#### Supplied information
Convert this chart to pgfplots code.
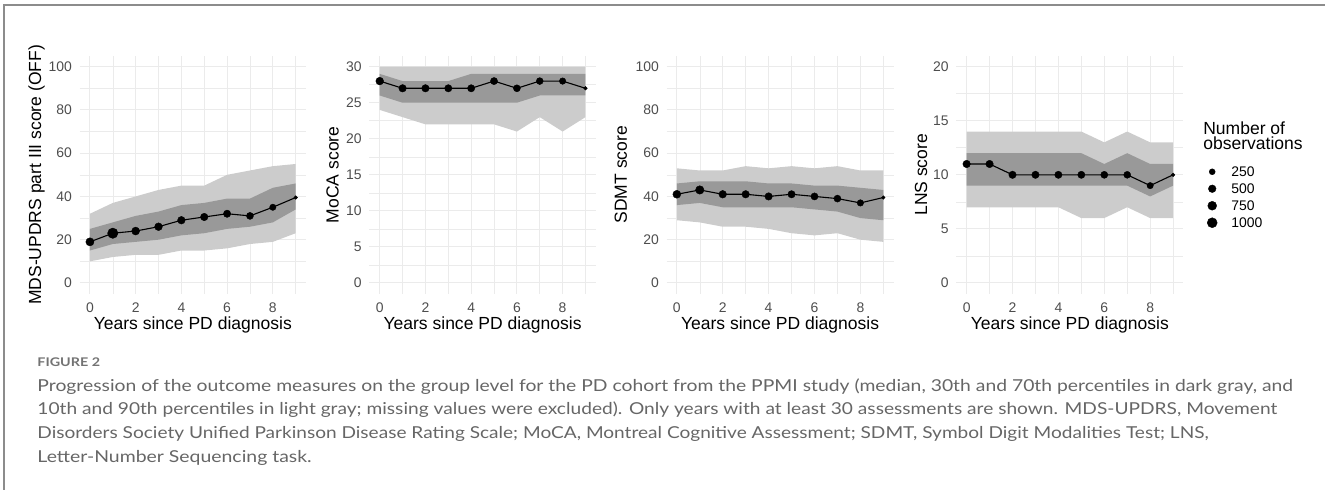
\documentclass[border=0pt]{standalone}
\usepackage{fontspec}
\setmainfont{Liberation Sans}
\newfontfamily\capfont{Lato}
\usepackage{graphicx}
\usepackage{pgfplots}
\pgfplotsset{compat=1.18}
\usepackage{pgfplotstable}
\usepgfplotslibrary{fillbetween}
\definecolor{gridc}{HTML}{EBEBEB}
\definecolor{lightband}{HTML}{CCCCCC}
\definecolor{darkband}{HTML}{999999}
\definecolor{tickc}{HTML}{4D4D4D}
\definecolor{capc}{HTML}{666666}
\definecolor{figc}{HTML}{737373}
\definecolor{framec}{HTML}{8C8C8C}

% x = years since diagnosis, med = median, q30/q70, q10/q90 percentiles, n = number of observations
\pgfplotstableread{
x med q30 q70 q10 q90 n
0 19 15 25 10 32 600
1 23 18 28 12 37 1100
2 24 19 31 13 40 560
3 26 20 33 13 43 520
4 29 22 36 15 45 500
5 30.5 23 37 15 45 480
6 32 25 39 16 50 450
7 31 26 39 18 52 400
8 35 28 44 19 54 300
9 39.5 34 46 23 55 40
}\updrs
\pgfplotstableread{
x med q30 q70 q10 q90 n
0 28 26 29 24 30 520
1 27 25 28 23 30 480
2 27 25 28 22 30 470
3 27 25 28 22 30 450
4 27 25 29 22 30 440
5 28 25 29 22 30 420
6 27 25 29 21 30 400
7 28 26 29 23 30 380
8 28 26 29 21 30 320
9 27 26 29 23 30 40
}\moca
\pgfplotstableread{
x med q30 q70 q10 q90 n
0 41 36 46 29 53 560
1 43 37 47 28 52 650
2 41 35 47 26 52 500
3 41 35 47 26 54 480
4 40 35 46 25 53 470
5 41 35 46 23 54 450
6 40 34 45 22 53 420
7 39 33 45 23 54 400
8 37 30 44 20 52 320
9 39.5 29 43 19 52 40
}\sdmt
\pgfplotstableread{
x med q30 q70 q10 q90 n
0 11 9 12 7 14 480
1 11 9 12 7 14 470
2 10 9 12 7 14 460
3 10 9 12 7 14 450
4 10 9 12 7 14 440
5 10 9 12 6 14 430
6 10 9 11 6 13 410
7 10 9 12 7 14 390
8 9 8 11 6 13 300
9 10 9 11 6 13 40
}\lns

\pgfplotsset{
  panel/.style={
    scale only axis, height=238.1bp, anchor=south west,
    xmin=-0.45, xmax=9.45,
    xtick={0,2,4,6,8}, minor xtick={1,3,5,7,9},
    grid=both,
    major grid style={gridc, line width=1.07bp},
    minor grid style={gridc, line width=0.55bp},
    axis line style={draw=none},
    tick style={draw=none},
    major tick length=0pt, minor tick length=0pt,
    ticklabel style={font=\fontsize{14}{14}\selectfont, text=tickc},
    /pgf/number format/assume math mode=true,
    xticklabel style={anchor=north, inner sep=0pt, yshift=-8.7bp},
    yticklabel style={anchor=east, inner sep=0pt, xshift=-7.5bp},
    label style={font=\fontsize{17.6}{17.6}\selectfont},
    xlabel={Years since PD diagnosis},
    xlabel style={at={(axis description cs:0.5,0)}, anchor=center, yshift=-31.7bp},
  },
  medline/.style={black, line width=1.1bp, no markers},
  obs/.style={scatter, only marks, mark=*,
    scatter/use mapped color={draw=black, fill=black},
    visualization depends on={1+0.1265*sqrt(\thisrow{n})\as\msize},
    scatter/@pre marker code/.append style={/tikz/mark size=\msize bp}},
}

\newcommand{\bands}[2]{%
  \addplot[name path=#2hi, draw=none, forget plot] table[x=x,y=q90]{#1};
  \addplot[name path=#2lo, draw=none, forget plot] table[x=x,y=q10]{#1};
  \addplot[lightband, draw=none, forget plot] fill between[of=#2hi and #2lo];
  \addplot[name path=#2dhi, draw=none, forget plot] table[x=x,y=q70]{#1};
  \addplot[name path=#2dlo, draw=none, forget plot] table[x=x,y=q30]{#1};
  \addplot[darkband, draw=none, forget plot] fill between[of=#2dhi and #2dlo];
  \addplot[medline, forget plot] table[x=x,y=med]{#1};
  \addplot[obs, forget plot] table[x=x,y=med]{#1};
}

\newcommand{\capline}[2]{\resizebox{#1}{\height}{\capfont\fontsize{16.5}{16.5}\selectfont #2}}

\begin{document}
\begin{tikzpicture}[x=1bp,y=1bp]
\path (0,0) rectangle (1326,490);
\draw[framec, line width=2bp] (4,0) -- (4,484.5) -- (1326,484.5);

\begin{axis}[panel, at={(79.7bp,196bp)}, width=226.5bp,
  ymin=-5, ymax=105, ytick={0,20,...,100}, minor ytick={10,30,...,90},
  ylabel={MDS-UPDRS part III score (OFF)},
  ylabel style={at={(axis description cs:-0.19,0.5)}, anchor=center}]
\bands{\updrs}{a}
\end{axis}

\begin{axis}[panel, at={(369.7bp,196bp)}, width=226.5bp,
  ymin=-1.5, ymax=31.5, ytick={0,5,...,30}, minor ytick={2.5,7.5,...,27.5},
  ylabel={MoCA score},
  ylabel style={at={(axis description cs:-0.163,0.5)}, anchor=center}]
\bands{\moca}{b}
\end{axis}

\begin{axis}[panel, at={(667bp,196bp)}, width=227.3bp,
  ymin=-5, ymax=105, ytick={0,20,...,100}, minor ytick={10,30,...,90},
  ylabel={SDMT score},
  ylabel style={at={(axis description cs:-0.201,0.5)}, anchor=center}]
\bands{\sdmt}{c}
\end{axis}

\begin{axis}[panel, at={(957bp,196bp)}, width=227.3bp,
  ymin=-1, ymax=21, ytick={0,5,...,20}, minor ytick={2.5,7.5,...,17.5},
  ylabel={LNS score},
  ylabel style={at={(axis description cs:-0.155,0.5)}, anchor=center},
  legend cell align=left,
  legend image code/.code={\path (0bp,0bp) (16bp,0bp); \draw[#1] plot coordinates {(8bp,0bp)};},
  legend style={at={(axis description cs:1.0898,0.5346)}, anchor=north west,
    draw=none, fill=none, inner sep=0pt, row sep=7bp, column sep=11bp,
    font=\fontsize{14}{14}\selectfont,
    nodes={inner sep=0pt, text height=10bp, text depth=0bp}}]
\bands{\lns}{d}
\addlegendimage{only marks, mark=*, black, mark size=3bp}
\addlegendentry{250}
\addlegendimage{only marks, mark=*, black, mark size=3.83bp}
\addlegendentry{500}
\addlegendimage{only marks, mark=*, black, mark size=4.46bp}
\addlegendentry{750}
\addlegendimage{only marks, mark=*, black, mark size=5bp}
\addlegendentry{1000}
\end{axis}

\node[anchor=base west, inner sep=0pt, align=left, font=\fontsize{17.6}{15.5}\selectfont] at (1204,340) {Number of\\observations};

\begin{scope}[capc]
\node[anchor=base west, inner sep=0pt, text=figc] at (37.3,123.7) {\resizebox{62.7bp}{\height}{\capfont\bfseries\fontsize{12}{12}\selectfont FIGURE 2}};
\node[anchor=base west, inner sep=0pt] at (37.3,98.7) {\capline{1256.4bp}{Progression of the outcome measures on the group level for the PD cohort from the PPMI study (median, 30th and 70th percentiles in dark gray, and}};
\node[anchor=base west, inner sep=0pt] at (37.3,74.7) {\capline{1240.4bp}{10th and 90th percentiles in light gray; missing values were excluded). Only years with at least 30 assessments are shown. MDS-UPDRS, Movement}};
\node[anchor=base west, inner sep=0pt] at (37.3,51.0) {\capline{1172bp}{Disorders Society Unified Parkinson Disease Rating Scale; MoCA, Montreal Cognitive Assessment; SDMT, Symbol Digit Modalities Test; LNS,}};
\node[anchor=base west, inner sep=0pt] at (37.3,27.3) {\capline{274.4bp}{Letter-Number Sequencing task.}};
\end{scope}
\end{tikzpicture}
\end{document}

#### Aim
Check each line of the data above for the word "code", then state how many lines have it. Give the number alone.

#### Result of this task
3